Notification

×

Iklan

Iklan

Indeks Berita

Adakah Khilafiyah dalam Penentuan Iduladha

Sabtu, 15 Juni 2024 | 08:09 WIB Last Updated 2024-06-15T01:10:00Z

TintaSiyasi.id -- Perbedaan hari Raya Idul Adha 1445 Hijriyah negeri-negeri Muslim, termasuk negeri ini kembali terjadi. Padahal Idul Adha bertepatan dengan puncak pelaksanaan ibadah haji di tanah suci Makkah, setiap bulan Dzulhijjah yang menyatukan tamu-tamu Allah di berbagai belahan dunia. 

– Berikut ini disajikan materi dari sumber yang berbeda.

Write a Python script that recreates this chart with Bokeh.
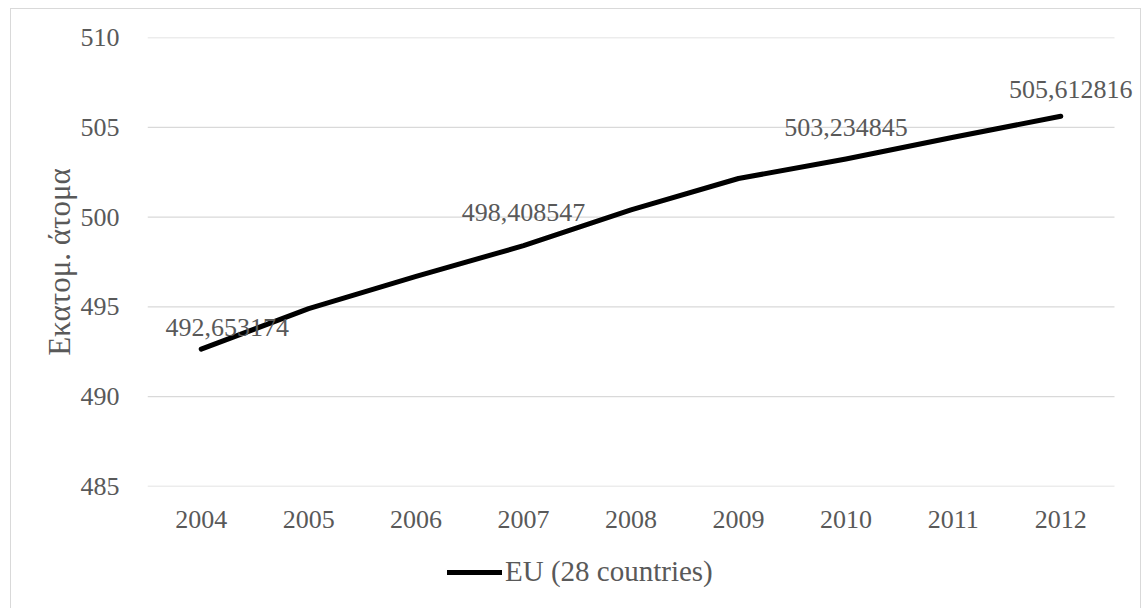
from bokeh.plotting import figure
from bokeh.layouts import column
from bokeh.models import FixedTicker, Legend, LegendItem, ColumnDataSource, Range1d
from bokeh.core.properties import value
from bokeh.embed import file_html
from bokeh.resources import INLINE

# ---- data ----
years = ["2004", "2005", "2006", "2007", "2008", "2009", "2010", "2011", "2012"]
population = [492.653174, 494.9, 496.7, 498.408547, 500.4, 502.15, 503.234845, 504.45, 505.612816]
series_name = "EU (28 countries)"
y_ticks = [485, 490, 495, 500, 505, 510]
y_title = "Εκατομ. άτομα"
label_years = ["2004", "2007", "2010", "2012"]
label_values = [492.653174, 498.408547, 503.234845, 505.612816]
label_dx = [26, 0, 0, 10]      # screen-pixel nudges of the data labels
label_dy = [-22, -33, -32, -27]

FONT = "'Liberation Serif', 'Times New Roman', serif"
GREY = "#595959"

xpos = list(range(len(years)))
idx = {y: i for i, y in enumerate(years)}

p = figure(
    x_range=Range1d(-0.5, len(years) - 0.5 + 0.242), y_range=(485, 510),
    width=1129, height=529,
    output_backend="svg", toolbar_location=None,
    min_border_left=136, min_border_right=0, min_border_top=28, min_border_bottom=52,
)
p.outline_line_color = None
p.background_fill_color = "white"
p.border_fill_color = "white"

# horizontal gridlines across the category band only
p.segment(x0=[-0.5] * len(y_ticks), x1=[len(years) - 0.5] * len(y_ticks),
          y0=y_ticks, y1=y_ticks, line_color="#d9d9d9", line_width=1.3)

src = ColumnDataSource(dict(x=xpos, y=population))
p.line("x", "y", source=src, line_color="black", line_width=5, line_cap="round", line_join="round")

lsrc = ColumnDataSource(dict(
    x=[idx[y] for y in label_years], y=label_values,
    t=[f"{v:.6f}".replace(".", ",") for v in label_values],
    dx=label_dx, dy=label_dy,
))
p.text("x", "y", text="t", source=lsrc, x_offset="dx", y_offset="dy",
       text_font=value(FONT), text_font_size="26px", text_color=GREY,
       text_align="center", text_baseline="middle")

# axes
p.xaxis.ticker = FixedTicker(ticks=xpos)
p.xaxis.major_label_overrides = {i: y for i, y in enumerate(years)}
p.yaxis.ticker = FixedTicker(ticks=y_ticks)
for ax in (p.xaxis[0], p.yaxis[0]):
    ax.axis_line_color = None
    ax.major_tick_line_color = None
    ax.minor_tick_line_color = None
    ax.major_label_text_font = FONT
    ax.major_label_text_font_size = "26px"
    ax.major_label_text_color = GREY
p.yaxis.major_label_standoff = 22
p.xaxis.major_label_standoff = 18
p.yaxis.axis_label = y_title
p.yaxis.axis_label_text_font = FONT
p.yaxis.axis_label_text_font_size = "31px"
p.yaxis.axis_label_text_font_style = "normal"
p.yaxis.axis_label_text_color = GREY
p.yaxis.axis_label_standoff = 1

p.xgrid.grid_line_color = None
p.ygrid.grid_line_color = None

# legend strip below the chart (stub renderer lies outside its visible range)
p2 = figure(width=1129, height=70, output_backend="svg", toolbar_location=None,
            x_range=(0, 1), y_range=(0, 1),
            min_border_left=0, min_border_right=0, min_border_top=0, min_border_bottom=0)
p2.axis.visible = False
p2.grid.grid_line_color = None
p2.outline_line_color = None
p2.border_fill_color = "white"
lr = p2.line(x=[5, 6], y=[5, 5], line_color="black", line_width=5, line_cap="round")

legend = Legend(items=[LegendItem(label=series_name, renderers=[lr])],
                location=(300, 20), orientation="horizontal")
legend.border_line_color = None
legend.background_fill_alpha = 0
legend.padding = 0
legend.margin = 0
legend.glyph_width = 55
legend.glyph_height = 30
legend.label_standoff = 3
legend.label_text_font = FONT
legend.label_text_font_size = "29px"
legend.label_text_color = GREY
p2.add_layout(legend, "center")

layout = column(p, p2, spacing=0, margin=(8, 0, 0, 10),
                styles={"border-top": "1px solid #d9d9d9", "border-left": "1px solid #d9d9d9",
                        "border-right": "1px solid #d9d9d9"})

open("out.html", "w").write(file_html(layout, INLINE))
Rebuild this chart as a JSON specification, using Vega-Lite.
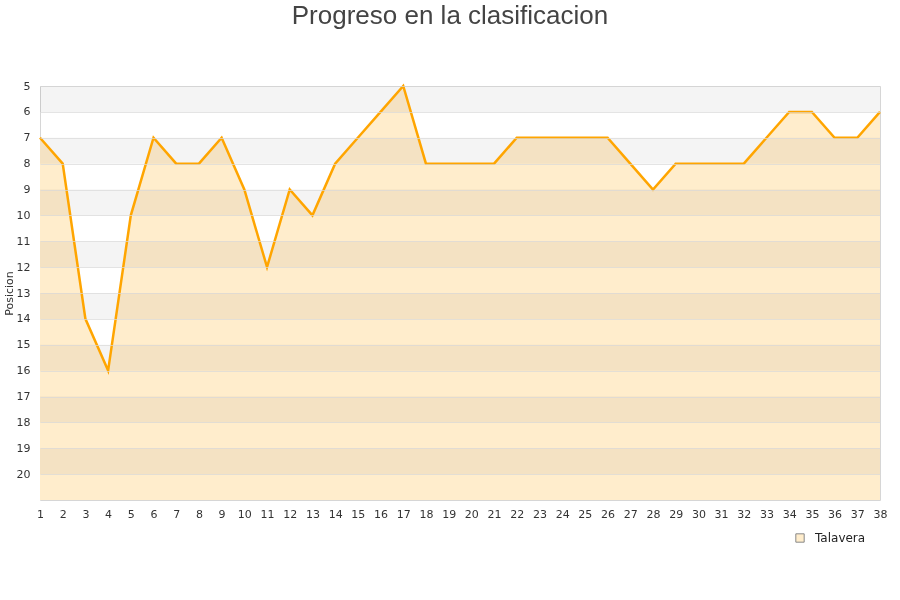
{
  "$schema": "https://vega.github.io/schema/vega-lite/v6.json",
  "width": 840,
  "height": 414,
  "autosize": {"type": "none"},
  "padding": {"left": 40, "top": 86, "right": 20, "bottom": 100},
  "background": "white",
  "title": {"text": "Progreso en la clasificacion", "fontSize": 26, "font": "Liberation Sans", "fontWeight": "normal", "color": "#444444", "anchor": "middle", "dx": -10, "offset": 51},
  "config": {"view": {"stroke": "#d6d6d6", "strokeWidth": 1}, "font": "DejaVu Sans"},
  "datasets": {
    "posiciones": [
      {"jornada": 1, "posicion": 7, "equipo": "Talavera"},
      {"jornada": 2, "posicion": 8, "equipo": "Talavera"},
      {"jornada": 3, "posicion": 14, "equipo": "Talavera"},
      {"jornada": 4, "posicion": 16, "equipo": "Talavera"},
      {"jornada": 5, "posicion": 10, "equipo": "Talavera"},
      {"jornada": 6, "posicion": 7, "equipo": "Talavera"},
      {"jornada": 7, "posicion": 8, "equipo": "Talavera"},
      {"jornada": 8, "posicion": 8, "equipo": "Talavera"},
      {"jornada": 9, "posicion": 7, "equipo": "Talavera"},
      {"jornada": 10, "posicion": 9, "equipo": "Talavera"},
      {"jornada": 11, "posicion": 12, "equipo": "Talavera"},
      {"jornada": 12, "posicion": 9, "equipo": "Talavera"},
      {"jornada": 13, "posicion": 10, "equipo": "Talavera"},
      {"jornada": 14, "posicion": 8, "equipo": "Talavera"},
      {"jornada": 15, "posicion": 7, "equipo": "Talavera"},
      {"jornada": 16, "posicion": 6, "equipo": "Talavera"},
      {"jornada": 17, "posicion": 5, "equipo": "Talavera"},
      {"jornada": 18, "posicion": 8, "equipo": "Talavera"},
      {"jornada": 19, "posicion": 8, "equipo": "Talavera"},
      {"jornada": 20, "posicion": 8, "equipo": "Talavera"},
      {"jornada": 21, "posicion": 8, "equipo": "Talavera"},
      {"jornada": 22, "posicion": 7, "equipo": "Talavera"},
      {"jornada": 23, "posicion": 7, "equipo": "Talavera"},
      {"jornada": 24, "posicion": 7, "equipo": "Talavera"},
      {"jornada": 25, "posicion": 7, "equipo": "Talavera"},
      {"jornada": 26, "posicion": 7, "equipo": "Talavera"},
      {"jornada": 27, "posicion": 8, "equipo": "Talavera"},
      {"jornada": 28, "posicion": 9, "equipo": "Talavera"},
      {"jornada": 29, "posicion": 8, "equipo": "Talavera"},
      {"jornada": 30, "posicion": 8, "equipo": "Talavera"},
      {"jornada": 31, "posicion": 8, "equipo": "Talavera"},
      {"jornada": 32, "posicion": 8, "equipo": "Talavera"},
      {"jornada": 33, "posicion": 7, "equipo": "Talavera"},
      {"jornada": 34, "posicion": 6, "equipo": "Talavera"},
      {"jornada": 35, "posicion": 6, "equipo": "Talavera"},
      {"jornada": 36, "posicion": 7, "equipo": "Talavera"},
      {"jornada": 37, "posicion": 7, "equipo": "Talavera"},
      {"jornada": 38, "posicion": 6, "equipo": "Talavera"}
    ],
    "bandas": [
      {"desde": 5, "hasta": 6}, {"desde": 7, "hasta": 8}, {"desde": 9, "hasta": 10},
      {"desde": 11, "hasta": 12}, {"desde": 13, "hasta": 14}, {"desde": 15, "hasta": 16},
      {"desde": 17, "hasta": 18}, {"desde": 19, "hasta": 20}
    ]
  },
  "encoding": {
    "x": {"type": "quantitative", "scale": {"domain": [1, 38], "nice": false, "zero": false},
      "axis": {"title": null, "values": [1,2,3,4,5,6,7,8,9,10,11,12,13,14,15,16,17,18,19,20,21,22,23,24,25,26,27,28,29,30,31,32,33,34,35,36,37,38], "grid": false, "domain": false, "ticks": false, "labelPadding": 8, "labelFontSize": 11, "labelColor": "#333333", "labelFlush": false, "labelOverlap": false}},
    "y": {
      "type": "quantitative",
      "scale": {"domain": [5, 21], "reverse": true, "nice": false, "zero": false},
      "axis": {"title": "Posicion", "values": [5,6,7,8,9,10,11,12,13,14,15,16,17,18,19,20], "grid": true, "gridColor": "#d9d9d9", "gridOpacity": 0.7, "zindex": 1, "domain": false, "ticks": false, "labelPadding": 10, "labelFontSize": 11, "labelColor": "#333333", "titleFontSize": 11, "titleFontWeight": "normal", "titleColor": "#333333", "titlePadding": 2}
    }
  },
  "layer": [
    {
      "data": {"name": "posiciones"},
      "mark": {"type": "area", "opacity": 1},
      "encoding": {
        "x": {"field": "jornada"},
        "y": {"field": "posicion"},
        "y2": {"datum": 21},
        "fill": {"field": "equipo", "type": "nominal", "scale": {"range": ["#ffedcc"]},
          "legend": {"title": null, "orient": "none", "legendX": 754, "legendY": 446, "symbolType": "square", "symbolSize": 70, "symbolStrokeColor": "#888888", "symbolStrokeWidth": 1, "symbolOpacity": 1, "labelFontSize": 12, "labelColor": "#222222", "labelOffset": 9}}
      }
    },
    {
      "data": {"name": "bandas"},
      "mark": {"type": "rect", "color": "#f4f4f4", "blend": "multiply"},
      "encoding": {
        "y": {"field": "desde"},
        "y2": {"field": "hasta"},
        "x": {"datum": 1},
        "x2": {"datum": 38}
      }
    },
    {
      "data": {"name": "posiciones"},
      "mark": {"type": "line", "color": "#ffa500", "strokeWidth": 2.5},
      "encoding": {
        "x": {"field": "jornada"},
        "y": {"field": "posicion"}
      }
    }
  ]
}
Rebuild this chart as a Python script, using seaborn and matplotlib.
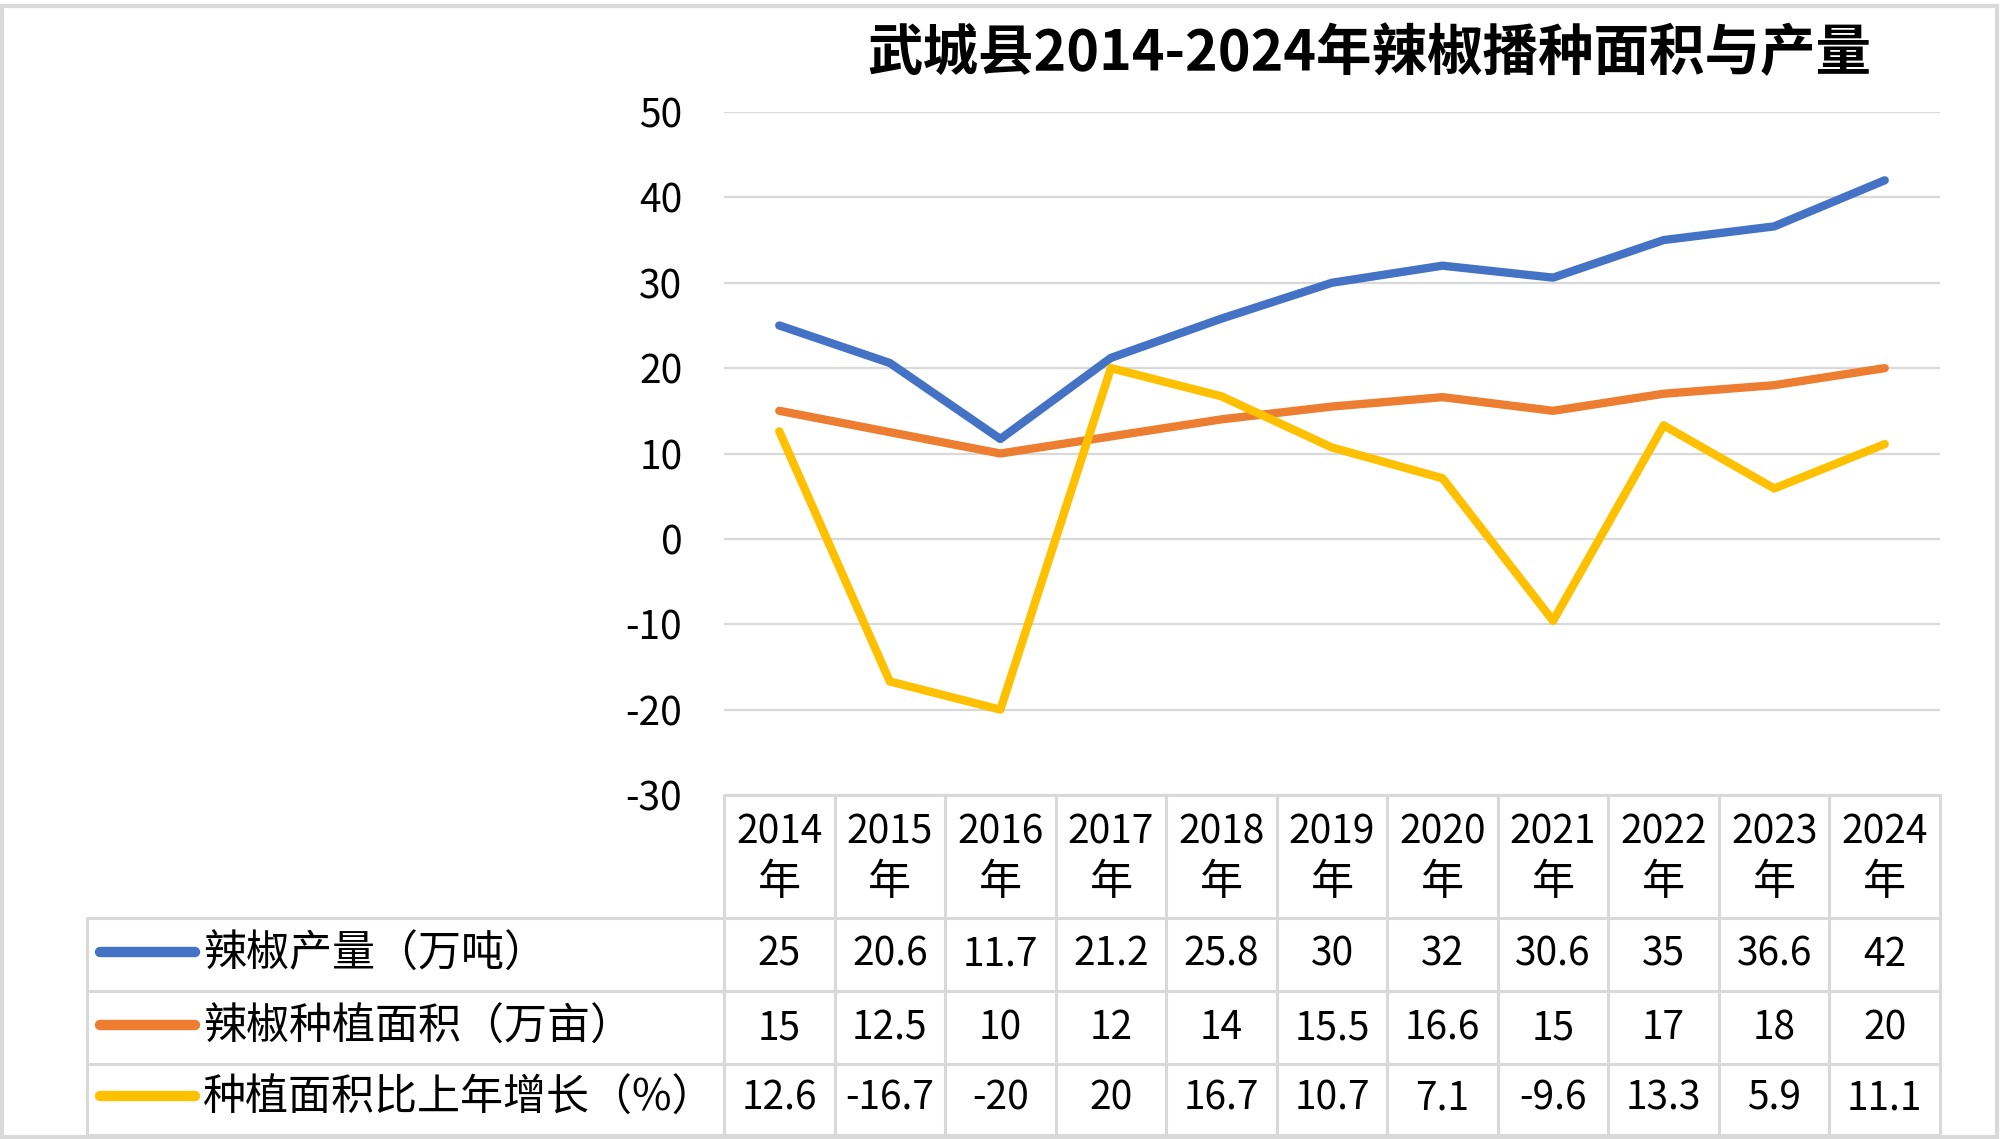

Sebagaimana diberitakan, bahwa Arab Saudi melaksanakan Idul Adha pada Ahad, 16 Juni 2024, sementara Indonesia pada Senin, 17 Juni 2024. Mahkamah Agung Arab Saudi pada Kamis (6/6/2024) mengumumkan, bahwa 1 Dzulhijjah 1445 Hijriyah bertepatan dengan Jum'at (7/6/2024). Dengan demikian, hari raya Idul Adha, 10 Dzulhijjah 1445 Hijriyah akan jatuh pada Ahad (16/6/2024). Sementara puncak haji wukuf di Arafah akan dilaksanakan pada Sabtu, 15 Juni 2024 bertepatan dengan 9 Dzulhijjah. Keputusan tersebut dilakukan setelah hilal yang menjadi pertanda akhir Dzulqa'dah dan awal Dzulhijjah terlihat di Arab Saudi.

"Berdasarkan hisab posisi hilal wilayah Indonesia yang sudah masuk kriteria MABIMS, serta adanya laporan hilal terlihat, disepakati bahwa 1 Dzulhijjah tahun 1445 Hijriyah jatuh pada hari Sabtu, tanggal 8 Juni 2024 Masehi dan insya Allah hari raya Idul Adha jatuh pada Senin, tanggal 17 Juni 2024," tutur Wakil Menteri Agama Saiful Rahmat Dasuki, dalam konferensi pers sidang isbat penetapan 1 Dzulhijjah 1445 Hijriyah. (www.kompas.com, 7/6/2024)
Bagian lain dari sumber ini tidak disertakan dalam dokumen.